* _OBJECTIVE_:
Restate the listing below word for word, omitting any images.

= = = = =

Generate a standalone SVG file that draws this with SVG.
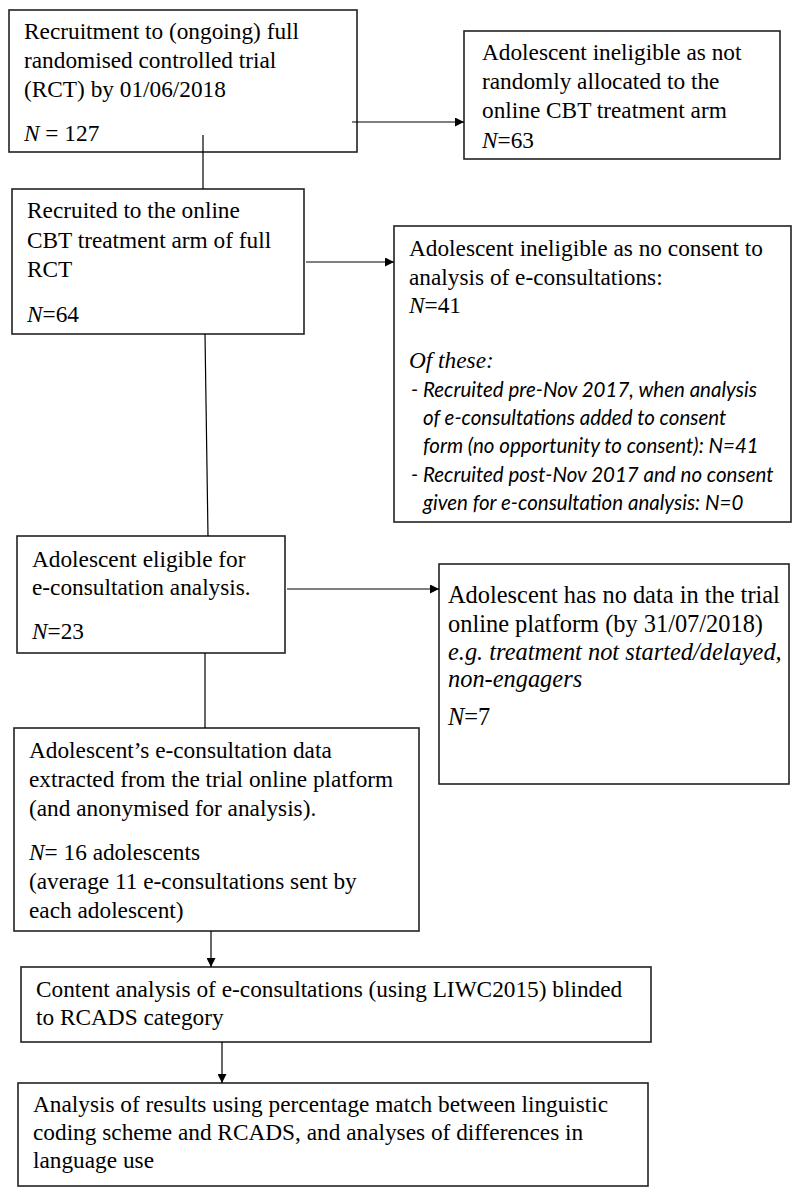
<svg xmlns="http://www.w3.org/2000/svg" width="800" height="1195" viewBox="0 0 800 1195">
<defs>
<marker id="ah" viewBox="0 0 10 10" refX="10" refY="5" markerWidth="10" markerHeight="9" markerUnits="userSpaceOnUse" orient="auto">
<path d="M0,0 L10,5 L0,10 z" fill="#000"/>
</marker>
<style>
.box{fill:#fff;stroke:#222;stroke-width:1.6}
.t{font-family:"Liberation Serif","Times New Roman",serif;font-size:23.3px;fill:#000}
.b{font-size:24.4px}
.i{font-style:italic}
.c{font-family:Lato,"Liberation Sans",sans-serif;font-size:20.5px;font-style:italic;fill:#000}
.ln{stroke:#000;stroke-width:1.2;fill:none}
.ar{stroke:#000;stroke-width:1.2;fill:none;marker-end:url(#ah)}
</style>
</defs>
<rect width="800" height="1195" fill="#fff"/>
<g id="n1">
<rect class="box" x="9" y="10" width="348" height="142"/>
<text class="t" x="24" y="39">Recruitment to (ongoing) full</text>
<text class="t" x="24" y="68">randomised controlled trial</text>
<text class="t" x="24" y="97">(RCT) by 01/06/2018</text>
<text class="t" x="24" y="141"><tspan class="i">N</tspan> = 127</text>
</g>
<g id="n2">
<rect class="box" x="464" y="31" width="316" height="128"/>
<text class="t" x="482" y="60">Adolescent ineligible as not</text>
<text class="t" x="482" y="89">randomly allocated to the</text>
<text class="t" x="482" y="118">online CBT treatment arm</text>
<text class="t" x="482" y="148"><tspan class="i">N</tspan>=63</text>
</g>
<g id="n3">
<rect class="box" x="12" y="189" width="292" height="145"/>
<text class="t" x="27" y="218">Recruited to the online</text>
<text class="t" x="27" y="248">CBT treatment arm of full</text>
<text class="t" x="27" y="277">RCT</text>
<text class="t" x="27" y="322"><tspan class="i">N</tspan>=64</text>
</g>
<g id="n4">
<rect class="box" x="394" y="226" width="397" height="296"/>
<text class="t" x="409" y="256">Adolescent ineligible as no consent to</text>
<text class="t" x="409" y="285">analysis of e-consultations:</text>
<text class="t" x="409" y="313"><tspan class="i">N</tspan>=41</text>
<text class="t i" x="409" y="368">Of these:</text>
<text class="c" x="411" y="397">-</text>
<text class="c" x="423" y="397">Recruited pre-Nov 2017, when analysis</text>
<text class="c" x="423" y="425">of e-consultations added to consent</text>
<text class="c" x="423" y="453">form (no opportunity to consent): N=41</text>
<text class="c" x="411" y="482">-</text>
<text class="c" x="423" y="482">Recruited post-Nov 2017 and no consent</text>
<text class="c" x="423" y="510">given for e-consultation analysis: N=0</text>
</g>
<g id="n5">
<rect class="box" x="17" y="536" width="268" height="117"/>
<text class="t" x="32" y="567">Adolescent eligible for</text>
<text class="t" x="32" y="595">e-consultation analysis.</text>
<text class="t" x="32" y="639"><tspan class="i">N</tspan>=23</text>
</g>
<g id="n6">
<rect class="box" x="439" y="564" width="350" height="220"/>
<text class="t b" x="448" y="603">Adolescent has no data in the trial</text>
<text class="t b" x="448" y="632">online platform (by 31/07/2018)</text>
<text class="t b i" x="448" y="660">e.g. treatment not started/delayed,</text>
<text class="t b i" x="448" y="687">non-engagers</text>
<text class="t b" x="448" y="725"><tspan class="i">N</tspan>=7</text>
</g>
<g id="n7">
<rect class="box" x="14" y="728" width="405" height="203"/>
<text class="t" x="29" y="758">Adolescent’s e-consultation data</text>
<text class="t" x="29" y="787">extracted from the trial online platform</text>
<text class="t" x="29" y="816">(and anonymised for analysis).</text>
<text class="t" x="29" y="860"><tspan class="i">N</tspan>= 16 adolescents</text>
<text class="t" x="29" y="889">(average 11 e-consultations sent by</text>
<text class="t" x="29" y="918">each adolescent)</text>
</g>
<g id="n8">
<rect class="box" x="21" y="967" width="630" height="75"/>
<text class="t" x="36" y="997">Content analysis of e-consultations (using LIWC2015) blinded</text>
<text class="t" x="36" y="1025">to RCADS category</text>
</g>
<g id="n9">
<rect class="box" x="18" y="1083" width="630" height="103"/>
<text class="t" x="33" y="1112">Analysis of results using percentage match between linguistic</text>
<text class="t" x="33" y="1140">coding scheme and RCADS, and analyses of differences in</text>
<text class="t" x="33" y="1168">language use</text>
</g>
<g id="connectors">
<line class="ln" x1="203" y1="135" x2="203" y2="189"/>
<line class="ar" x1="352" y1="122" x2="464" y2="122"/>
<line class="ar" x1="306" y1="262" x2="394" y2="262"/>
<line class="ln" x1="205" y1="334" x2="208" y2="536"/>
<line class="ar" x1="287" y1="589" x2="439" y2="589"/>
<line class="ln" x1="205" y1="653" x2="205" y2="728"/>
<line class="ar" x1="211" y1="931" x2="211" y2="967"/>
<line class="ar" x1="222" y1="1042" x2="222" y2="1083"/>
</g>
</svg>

= = = = =

* _OUTPUT OF THE EXERCISE_:
Generate a standalone SVG file that draws this with SVG.
<svg xmlns="http://www.w3.org/2000/svg" width="800" height="1195" viewBox="0 0 800 1195">
<defs>
<marker id="ah" viewBox="0 0 10 10" refX="10" refY="5" markerWidth="10" markerHeight="9" markerUnits="userSpaceOnUse" orient="auto">
<path d="M0,0 L10,5 L0,10 z" fill="#000"/>
</marker>
<style>
.box{fill:#fff;stroke:#222;stroke-width:1.6}
.t{font-family:"Liberation Serif","Times New Roman",serif;font-size:23.3px;fill:#000}
.b{font-size:24.4px}
.i{font-style:italic}
.c{font-family:Lato,"Liberation Sans",sans-serif;font-size:20.5px;font-style:italic;fill:#000}
.ln{stroke:#000;stroke-width:1.2;fill:none}
.ar{stroke:#000;stroke-width:1.2;fill:none;marker-end:url(#ah)}
</style>
</defs>
<rect width="800" height="1195" fill="#fff"/>
<g id="n1">
<rect class="box" x="9" y="10" width="348" height="142"/>
<text class="t" x="24" y="39">Recruitment to (ongoing) full</text>
<text class="t" x="24" y="68">randomised controlled trial</text>
<text class="t" x="24" y="97">(RCT) by 01/06/2018</text>
<text class="t" x="24" y="141"><tspan class="i">N</tspan> = 127</text>
</g>
<g id="n2">
<rect class="box" x="464" y="31" width="316" height="128"/>
<text class="t" x="482" y="60">Adolescent ineligible as not</text>
<text class="t" x="482" y="89">randomly allocated to the</text>
<text class="t" x="482" y="118">online CBT treatment arm</text>
<text class="t" x="482" y="148"><tspan class="i">N</tspan>=63</text>
</g>
<g id="n3">
<rect class="box" x="12" y="189" width="292" height="145"/>
<text class="t" x="27" y="218">Recruited to the online</text>
<text class="t" x="27" y="248">CBT treatment arm of full</text>
<text class="t" x="27" y="277">RCT</text>
<text class="t" x="27" y="322"><tspan class="i">N</tspan>=64</text>
</g>
<g id="n4">
<rect class="box" x="394" y="226" width="397" height="296"/>
<text class="t" x="409" y="256">Adolescent ineligible as no consent to</text>
<text class="t" x="409" y="285">analysis of e-consultations:</text>
<text class="t" x="409" y="313"><tspan class="i">N</tspan>=41</text>
<text class="t i" x="409" y="368">Of these:</text>
<text class="c" x="411" y="397">-</text>
<text class="c" x="423" y="397">Recruited pre-Nov 2017, when analysis</text>
<text class="c" x="423" y="425">of e-consultations added to consent</text>
<text class="c" x="423" y="453">form (no opportunity to consent): N=41</text>
<text class="c" x="411" y="482">-</text>
<text class="c" x="423" y="482">Recruited post-Nov 2017 and no consent</text>
<text class="c" x="423" y="510">given for e-consultation analysis: N=0</text>
</g>
<g id="n5">
<rect class="box" x="17" y="536" width="268" height="117"/>
<text class="t" x="32" y="567">Adolescent eligible for</text>
<text class="t" x="32" y="595">e-consultation analysis.</text>
<text class="t" x="32" y="639"><tspan class="i">N</tspan>=23</text>
</g>
<g id="n6">
<rect class="box" x="439" y="564" width="350" height="220"/>
<text class="t b" x="448" y="603">Adolescent has no data in the trial</text>
<text class="t b" x="448" y="632">online platform (by 31/07/2018)</text>
<text class="t b i" x="448" y="660">e.g. treatment not started/delayed,</text>
<text class="t b i" x="448" y="687">non-engagers</text>
<text class="t b" x="448" y="725"><tspan class="i">N</tspan>=7</text>
</g>
<g id="n7">
<rect class="box" x="14" y="728" width="405" height="203"/>
<text class="t" x="29" y="758">Adolescent’s e-consultation data</text>
<text class="t" x="29" y="787">extracted from the trial online platform</text>
<text class="t" x="29" y="816">(and anonymised for analysis).</text>
<text class="t" x="29" y="860"><tspan class="i">N</tspan>= 16 adolescents</text>
<text class="t" x="29" y="889">(average 11 e-consultations sent by</text>
<text class="t" x="29" y="918">each adolescent)</text>
</g>
<g id="n8">
<rect class="box" x="21" y="967" width="630" height="75"/>
<text class="t" x="36" y="997">Content analysis of e-consultations (using LIWC2015) blinded</text>
<text class="t" x="36" y="1025">to RCADS category</text>
</g>
<g id="n9">
<rect class="box" x="18" y="1083" width="630" height="103"/>
<text class="t" x="33" y="1112">Analysis of results using percentage match between linguistic</text>
<text class="t" x="33" y="1140">coding scheme and RCADS, and analyses of differences in</text>
<text class="t" x="33" y="1168">language use</text>
</g>
<g id="connectors">
<line class="ln" x1="203" y1="135" x2="203" y2="189"/>
<line class="ar" x1="352" y1="122" x2="464" y2="122"/>
<line class="ar" x1="306" y1="262" x2="394" y2="262"/>
<line class="ln" x1="205" y1="334" x2="208" y2="536"/>
<line class="ar" x1="287" y1="589" x2="439" y2="589"/>
<line class="ln" x1="205" y1="653" x2="205" y2="728"/>
<line class="ar" x1="211" y1="931" x2="211" y2="967"/>
<line class="ar" x1="222" y1="1042" x2="222" y2="1083"/>
</g>
</svg>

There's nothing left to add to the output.